Sang Prabu Wisrawana setelah mendengar berita tentang ayahnya Begawan Wisrawa mengawini Dewi Sukesi maka ia menjadi marah dan membawa Balatentaranya menyerang kerajaan Ngalengka untuk menghukum ayahnya sendiri. Maka terjadilah perang antara Begawan Wisrawa melawan anaknya sendiri yaitu Prabu Wisrawana. Prabu Wisrawana mengeluarkan segala kadigdayaannya, namun selalu kalah terhadap ayahnya. Oleh karena itu, Sang Prabu Wisrawana berniat untuk membunuh ayahnya dengan mengeluarkan senjata andalannya yaitu Kunta Baswara.
Begawan Wisrawa setelah melihat anaknya Prabu Wisrawa memegang jemparing Kunta Baswara, maka ia siap akan mati dan berserah diri kepada Dewa. Kejadian itu ketahuan oleh Batara Narada, maka peperangan dihentikan, dengan bersabda, “Kaki Prabu Danaraja, seyogyanya Kaki Prabu mundur, perbesar Tapa Brata dan Samadi, mintalah maaf kepada sudarmamu”. Prabu Wisrawana lalu turun dari Kereta Pusaka dan menyembah serta minta maaf kepada Begawan Wisrawa. Kemudian Prabu Wisrawana ditabiskan oleh Dewa dan diangkat menjadi Dewa bernama Batara Wisrawana atau Batara Kuwera yaitu dewanya kekayaan atau Rajabrana.
Inti ajaran moral yang dikemas dalam ceritera wayang Begawan Wisrawa tersebut adalah:
1.Silsilah Ngalengka adalah keturunan dari Batara Daksa yang menurunkan Darah Raksasa (atau Nafsu Angkara).

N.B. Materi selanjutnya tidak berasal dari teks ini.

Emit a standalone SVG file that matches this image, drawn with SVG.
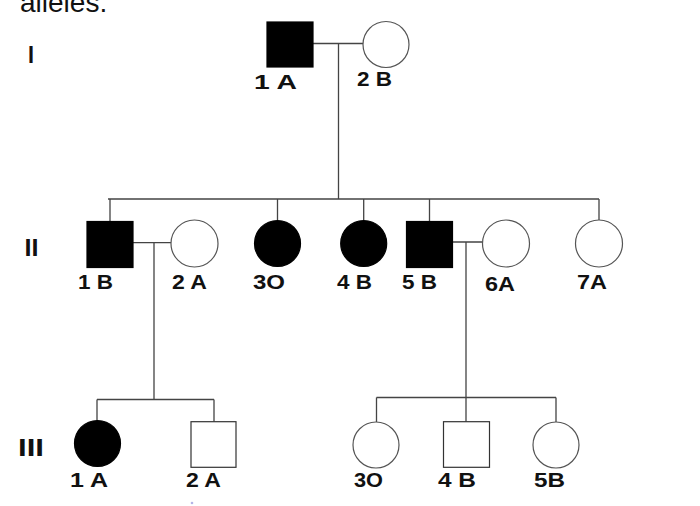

Dewi Sukesi sebagai wadah lahirnya Sifat Angkara (berputra Dasamuka, Kumbakarna, Sarpakenaka, dan Wibisana), dengan gambaran sebagai berikut:
a.Dasamuka menggambarkan manusia yang murni angkara atau sifat membunuh yang keji.
b.Kumbakarna menggambarkan manusia yang menakutkan karena kekejamannya tetapi tidak membunuh, menyiksa.
c.Sarpakenaka menggambarkan manusia yang menyakitkan, memfitnah.
d.Wibisana = sadar bahwa sifat angkara adalah sesat.
2.Resi Wisrawa melambangkan adanya sifat Suci yang masih duniawi, akibatnya apabila kurang hati-hati akan membuahkan sifat:
a. Negatif = Sifat suci apabila dicampur dengan perilaku duniawi, dicampur dengan perbuatan yang mengarah ke rasa puas atau rasa nikmat duniawi, niscaya akan terperosok ke perbuatan nalisir ing beberer.
b. Positif =Kehidupan duniawi dapat menunjang tujuan suci apabila
kehidupan manusia disertai dengan perilaku “eling” yang diwujudkan perilaku yang berasaskan “kewajiban dan tanggung jawab” dan moral “disiplin”.Sebagaimana digambarkan prabu Wisrawana dalam akhir hidupnya menjadi “Dewa Kuwera”, sesudah ia lulus dan berbakti kepada orang tuanya.